An Obama-era guideline, the Cole memo was designed to give federal prosecutors clarity on when to take a hands-off approach in states that had legalized retail marijuana. But in Sessions's letters to Hickenlooper and other governors of states that have legalized commercialized pot, he reasserted the Department of Justice's power to enforce federal marijuana laws. Now SAM's report, published on the four-year anniversary of the Cole memo's release, says that the states haven't lived up to at least seven of the memo's eight guidelines, and calls on the Trump administration and Sessions to go after state-regulated marijuana industries.
"As Attorney General Sessions considers what actions to take on marijuana enforcement, we urge him to be smart on crime, not just tough on crime, and to continue to focus any federal resources wisely," SAM President Kevin Sabet says. "It’s time for states to stop playing politics and start ’fessing up to the real challenges they face.”

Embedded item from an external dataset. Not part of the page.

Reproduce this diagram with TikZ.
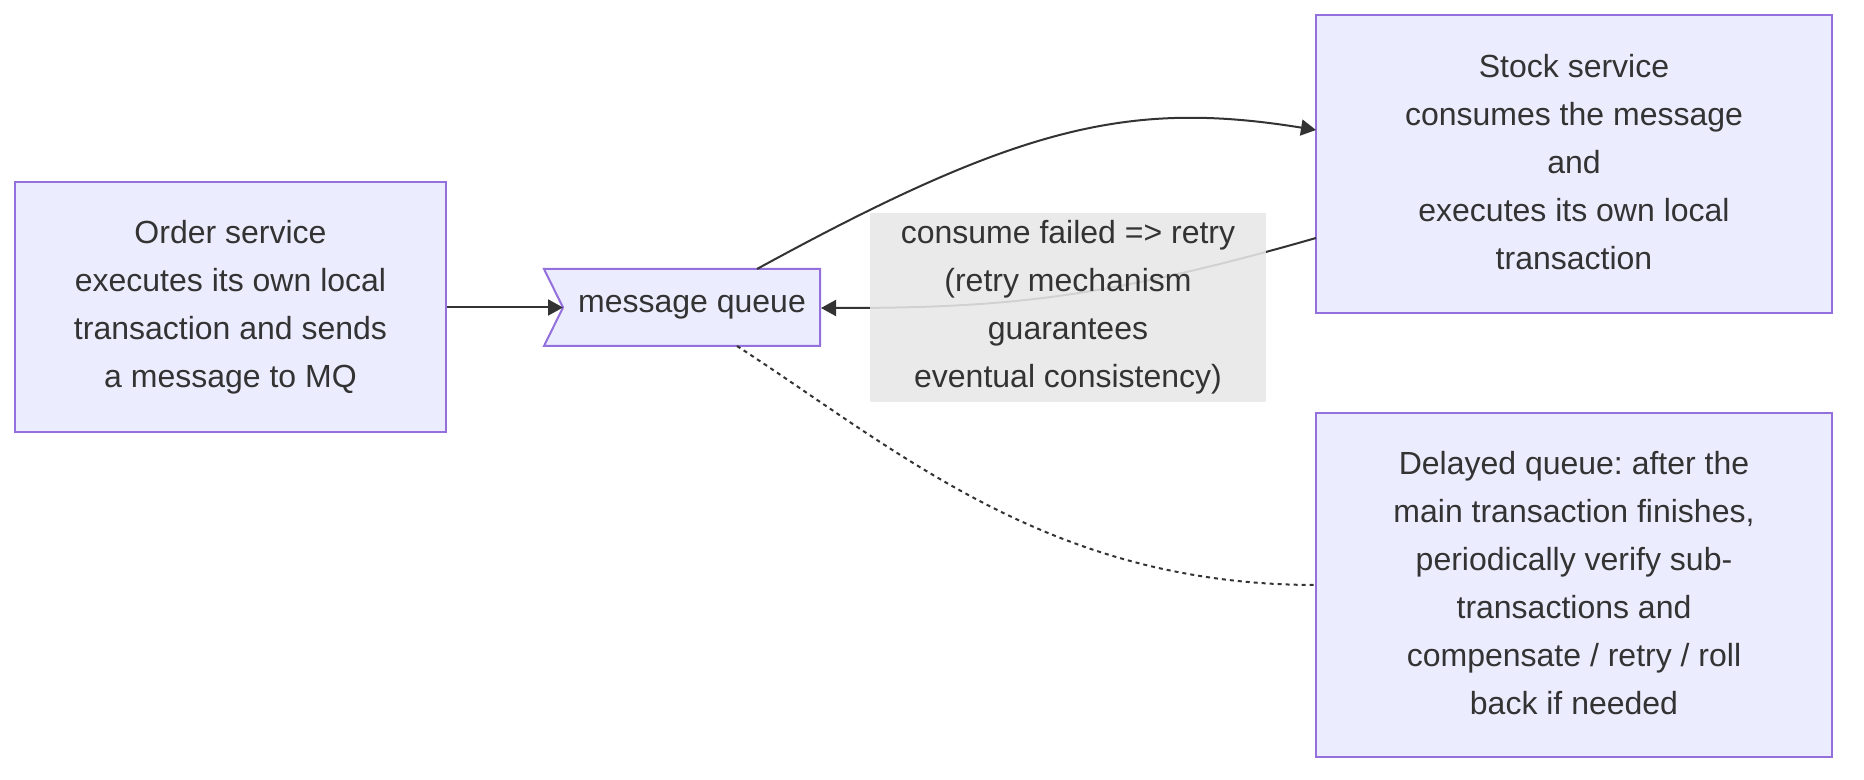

Here are the eight Cole memo guidelines that states with legal marijuana must follow in order to avoid federal intervention:
- Preventing distribution of marijuana to minors
- Preventing marijuana revenue from funding criminal enterprises, gangs or cartels
- Preventing the diversion of marijuana from states where it is legal under state law in some form to other states.
- Preventing state-authorized marijuana activity from being used as a cover or pretext for the trafficking of other illegal drugs or other illegal drug activity
- Preventing violence and the use of firearms in the cultivation and distributing of marijuana
- Preventing drugged driving and the exacerbation of other adverse public health consequences associated with marijuana use
- Preventing the growing of marijuana on public lands and the attendant public safety and environmental dangers posed by marijuana on public lands
- Preventing marijuana possession or use on federal property
"Before legalization, if a kid was caught with pot, parents wouldn't necessarily take them to the ER, because it was illegal and parents were scared," Downey says.

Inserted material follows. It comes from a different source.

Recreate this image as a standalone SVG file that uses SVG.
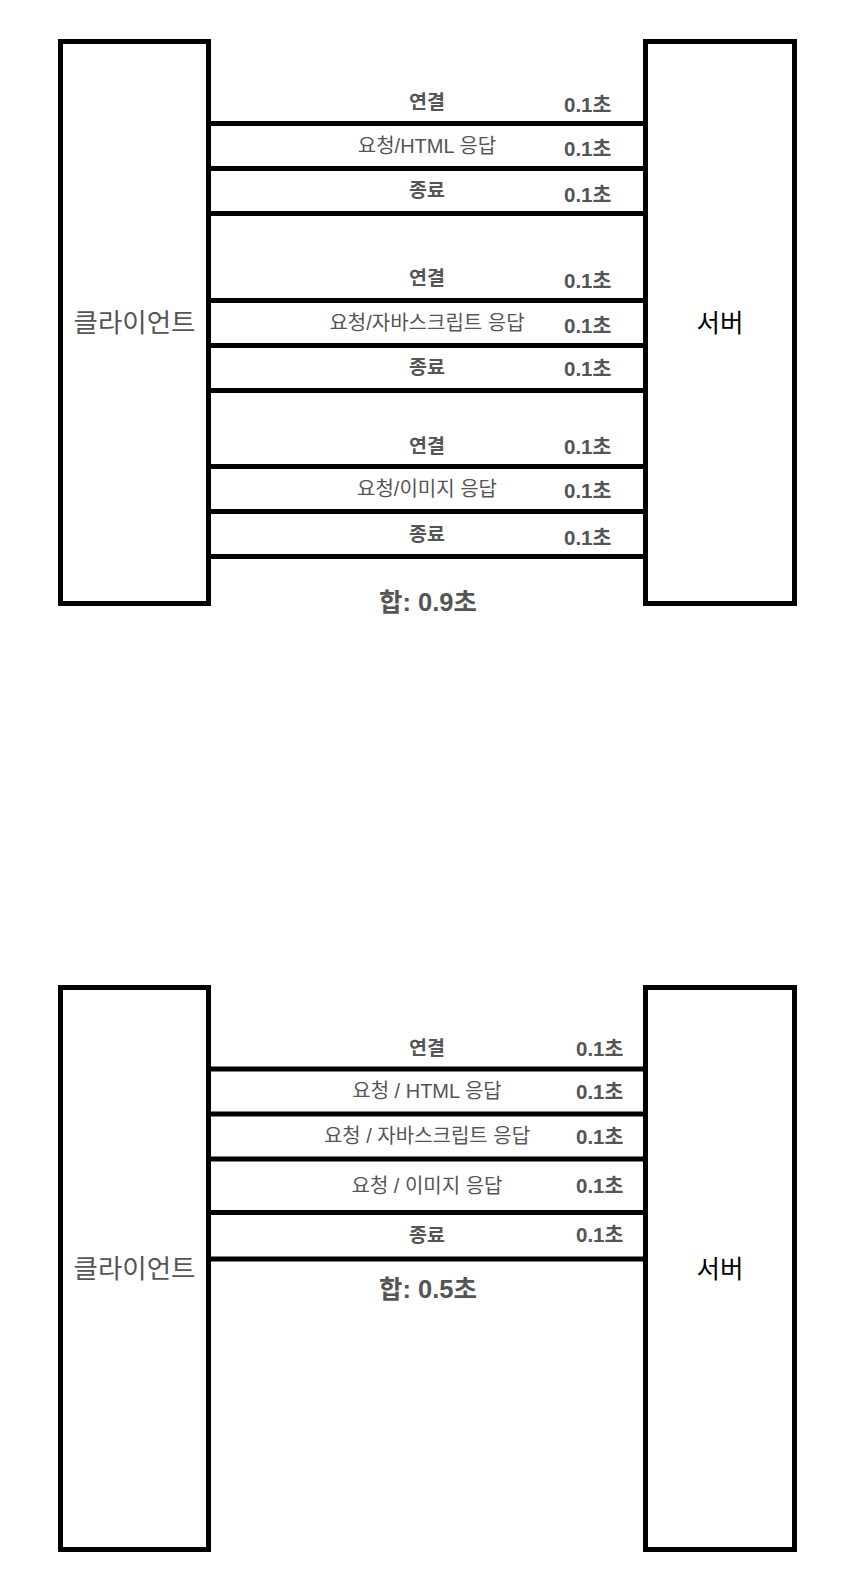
<svg xmlns="http://www.w3.org/2000/svg" width="854" height="1584" viewBox="0 0 854 1584">
<style>
.box{fill:#fff;stroke:#000;stroke-width:5}
.ln{stroke:#000;stroke-width:5;fill:none}
text{font-family:"Liberation Sans","Noto Sans CJK KR",sans-serif;fill:#555}
.lb{font-size:20px;text-anchor:middle}
.b{font-weight:bold;font-size:19.5px}
.t{font-size:20.5px;font-weight:bold}
.big{font-size:26.5px}
.srv{font-size:25.5px;fill:#000}
.sum{font-size:25.5px;font-weight:bold;text-anchor:middle}
</style>
<rect width="854" height="1584" fill="#fff"/>
<g id="client1"><rect class="box" x="60.5" y="41.5" width="148" height="562"/><text class="big" x="134.5" y="331.5" text-anchor="middle">클라이언트</text></g>
<g id="server1"><rect class="box" x="645.5" y="41.5" width="149" height="562"/><text class="srv" x="720" y="331.5" text-anchor="middle">서버</text></g>
<g id="connectors1">
<path class="ln" d="M211 123.5H643M211 168.5H643M211 213.5H643M211 300.5H643M211 345.5H643M211 390.5H643M211 466.5H643M211 511.5H643M211 556.5H643"/>
</g>
<g id="labels1">
<text class="lb b" x="427" y="108.5">연결</text><text class="t" x="564" y="111.5">0.1초</text>
<text class="lb" x="427" y="153">요청/HTML 응답</text><text class="t" x="564" y="155.5">0.1초</text>
<text class="lb b" x="427" y="197">종료</text><text class="t" x="564" y="202">0.1초</text>
<text class="lb b" x="427" y="285">연결</text><text class="t" x="564" y="287.5">0.1초</text>
<text class="lb" x="427" y="330">요청/자바스크립트 응답</text><text class="t" x="564" y="332.5">0.1초</text>
<text class="lb b" x="427" y="374">종료</text><text class="t" x="564" y="375.5">0.1초</text>
<text class="lb b" x="427" y="452.5">연결</text><text class="t" x="564" y="454">0.1초</text>
<text class="lb" x="427" y="496">요청/이미지 응답</text><text class="t" x="564" y="497.5">0.1초</text>
<text class="lb b" x="427" y="541">종료</text><text class="t" x="564" y="544.5">0.1초</text>
<text class="sum" x="428" y="610.5">합: 0.9초</text>
</g>
<g id="client2"><rect class="box" x="60.5" y="987.5" width="148" height="562"/><text class="big" x="134.5" y="1277.5" text-anchor="middle">클라이언트</text></g>
<g id="server2"><rect class="box" x="645.5" y="987.5" width="149" height="562"/><text class="srv" x="720" y="1277.5" text-anchor="middle">서버</text></g>
<g id="connectors2">
<path class="ln" d="M211 1069H643M211 1114H643M211 1159H643M211 1212.5H643M211 1259H643"/>
</g>
<g id="labels2">
<text class="lb b" x="427" y="1054.5">연결</text><text class="t" x="576" y="1055.5">0.1초</text>
<text class="lb" x="427" y="1097.5">요청 / HTML 응답</text><text class="t" x="576" y="1099">0.1초</text>
<text class="lb" x="427" y="1143">요청 / 자바스크립트 응답</text><text class="t" x="576" y="1144">0.1초</text>
<text class="lb" x="427" y="1192.5">요청 / 이미지 응답</text><text class="t" x="576" y="1193">0.1초</text>
<text class="lb b" x="427" y="1242">종료</text><text class="t" x="576" y="1242">0.1초</text>
<text class="sum" x="428" y="1298">합: 0.5초</text>
</g>
</svg>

The report also cites data from the Rocky Mountain High Intensity Drug Trafficking Area Report, a study Sessions cited in his letter to Hickenlooper that's been widely criticized by media and public-health officials. "Every report needs to be looked at with its own limitations," Singer said of the RMHIDTA report in an interview earlier this month. "There are so many limitations to that study that it's important to look at it in its context. Take a look at our own validated Healthy Kids survey that's national recognized, and see what that shows."
On multiple pages, the RMHIDTA report noted that data from before 2012 is incomplete for studies on marijuana-related traffic fatalities and emergency-department visits. In a statement released earlier this month, Washington Governor Jay Inslee called the RMHIDTA report "incomplete and unreliable data that does not provide the most accurate snapshot."

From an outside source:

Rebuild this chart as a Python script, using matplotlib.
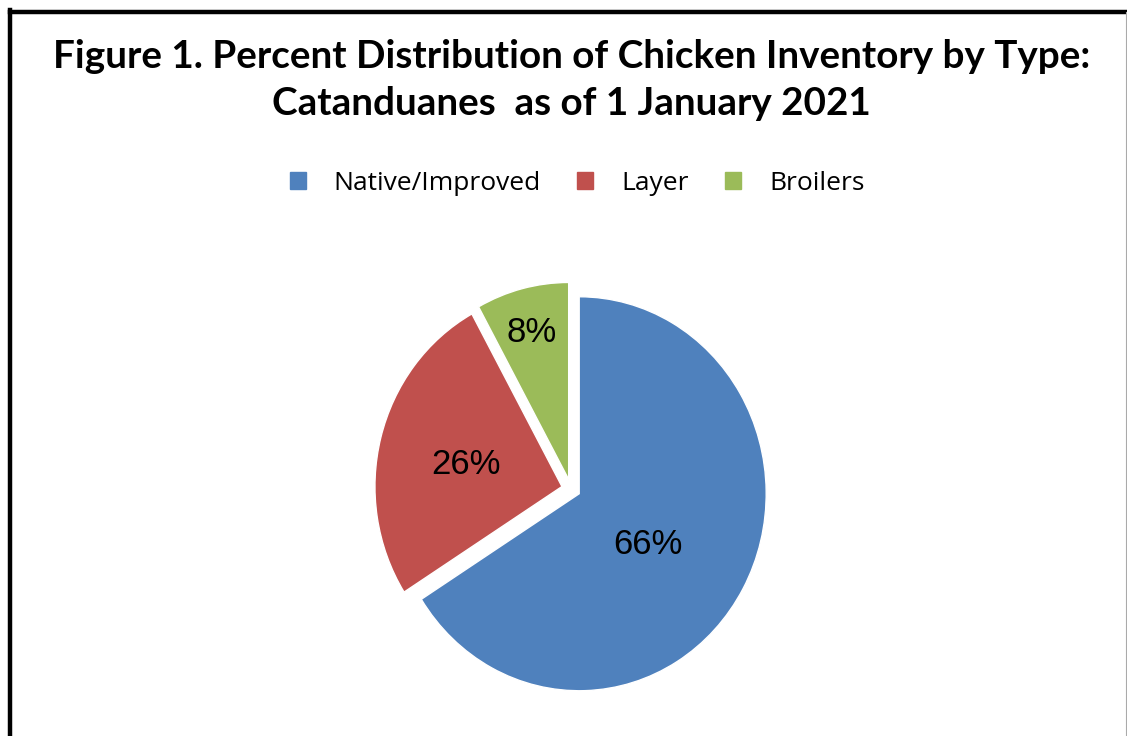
import matplotlib
matplotlib.use('Agg')
import matplotlib.pyplot as plt
from matplotlib.lines import Line2D
from matplotlib.patches import Patch
import numpy as np

categories = ['Native/Improved', 'Layer', 'Broilers']
shares = [66, 26, 8]
colors = ['#4F81BD', '#C0504D', '#9BBB59']
label_radius = [0.44, 0.53, 0.79]
label_turn = [-4, 0, 0]   # degrees, small nudge of the label direction

title = 'Figure 1. Percent Distribution of Chicken Inventory by Type:\nCatanduanes  as of 1 January 2021'

W, H = 1127, 736
fig = plt.figure(figsize=(W / 100, H / 100), dpi=100)
fig.patch.set_facecolor('white')

# pie axes: centre at (571, 489) px from top; the original is a bit stretched vertically
cx, cy, rx, ry = 571, H - 489, 187, 197
span = 1.2
ax = fig.add_axes([(cx - rx * span) / W, (cy - ry * span) / H,
                   2 * rx * span / W, 2 * ry * span / H])
wedges, texts, autotexts = ax.pie(
    shares, colors=colors, startangle=90, counterclock=False,
    explode=[0.05, 0.05, 0.05], autopct='%d%%',
    wedgeprops=dict(edgecolor='white', linewidth=1),
    textprops=dict(fontsize=25, family='Liberation Sans', color='black'))
ax.set_xlim(-span, span)
ax.set_ylim(-span, span)
ax.set_aspect('auto')
ax.axis('off')

# move the percentage labels to the spots used in the original
for w, t, lr, turn in zip(wedges, autotexts, label_radius, label_turn):
    mid = np.deg2rad((w.theta1 + w.theta2) / 2 + turn)
    x0, y0 = w.center
    t.set_position((x0 + lr * np.cos(mid), y0 + lr * np.sin(mid)))
    t.set_va('center_baseline')

fig.text(0.507, 1 - 80 / H, title, ha='center', va='center',
         fontsize=27.8, fontweight='bold', family='Lato', linespacing=1.42)

handles = [Patch(facecolor=c, edgecolor=c) for c in colors]
fig.legend(handles, categories, loc='center', bbox_to_anchor=(577 / W, 1 - 183 / H),
           ncol=3, frameon=False, handlelength=0.6, handleheight=0.6,
           handletextpad=1.05, columnspacing=1.4, prop=dict(family='Open Sans', size=19))

# frame around the chart area
fig.add_artist(Line2D([9.5 / W, 9.5 / W], [0, 1 - 10 / H], color='black', lw=3.2,
                      transform=fig.transFigure, solid_capstyle='projecting'))
fig.add_artist(Line2D([9.5 / W, 1], [1 - 11.5 / H, 1 - 11.5 / H], color='black', lw=3.2,
                      transform=fig.transFigure, solid_capstyle='projecting'))
fig.add_artist(Line2D([1125.5 / W, 1125.5 / W], [0, 1 - 11.5 / H], color='#aaaaaa', lw=0.8,
                      transform=fig.transFigure))

fig.savefig('out.png', dpi=100)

The Healthy Kids Colorado Survey, conducted by the Colorado Department of Public Health and Environment, studied marijuana use by middle- and high-school students from 2009 to 2015. It found that the rate of use remained relatively unchanged during the time span, and that Colorado's youth currently use marijuana at a rate lower than the national average.
Still, the SAM report raises serious public-health and safety concerns about legal marijuana's rising popularity, which sat at 61 percent in Quinnipiac's most recent poll. But consumers aren't in SAM's line of fire...not yet, at least.
"Federal resources should target the big players in the marijuana industry," the report concludes. "Individual marijuana users should not be targeted or arrested, but large-scale marijuana businesses, several of which now boast of having raised over $100 million in capital, and their financial backers, should be a priority."